The challenging start to the season in the south east looks set to continue past Christmas unfortunately with sunny, comparatively warm weather in Bulgaria, Serbia and elsewhere making it difficult to open much (any) terrain.
Bansko officially declared itself open last weekend but without any complete runs unfortunately.
Western Canada has seen some very cold weather over the past week, particularly in the region where British Columbia borders Alberta.
Most ski areas shut their more exposed lifts due to fear of mechanical failure and some areas including Jasper's Marmot Basin have been closed completely for several days. For those on the slopes the advice is to wear a lot of layers and cover exposed skin if you can as temperatures reach the -30s, then watch skiing buddies for signs of frostbite.
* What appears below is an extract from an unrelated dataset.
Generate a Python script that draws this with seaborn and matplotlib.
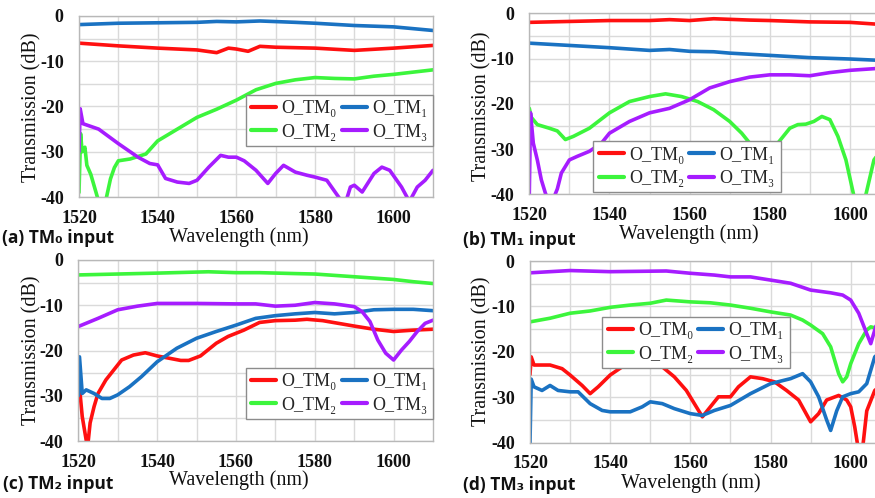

After the heavy snowfall in the West of the continent a week ago it was finally the turn of the East to see big snowfalls over last weekend and the start of this week with most ski areas in New England and the wider area receiving at least a foot of snowfall, some parts as much as three feet.
Big winners included New York state's Whiteface with big areas like Killington and Sunday River opening much more terrain. Things settled down on Tuesday but it has been very cold since.
Drier in the West earlier this week but Mammoth is posting the world's deepest base and the only resort with over 3 metres (10 feet) of snow lying.
A major storm system has now moved into the Pacific Northwest bringing more snow and forecasted very low temperatures and blizzard conditions into the Christmas weekend right across America.
Ski areas in the Midwest in particular have announced 2-4 day closures because of the forecast extreme weather.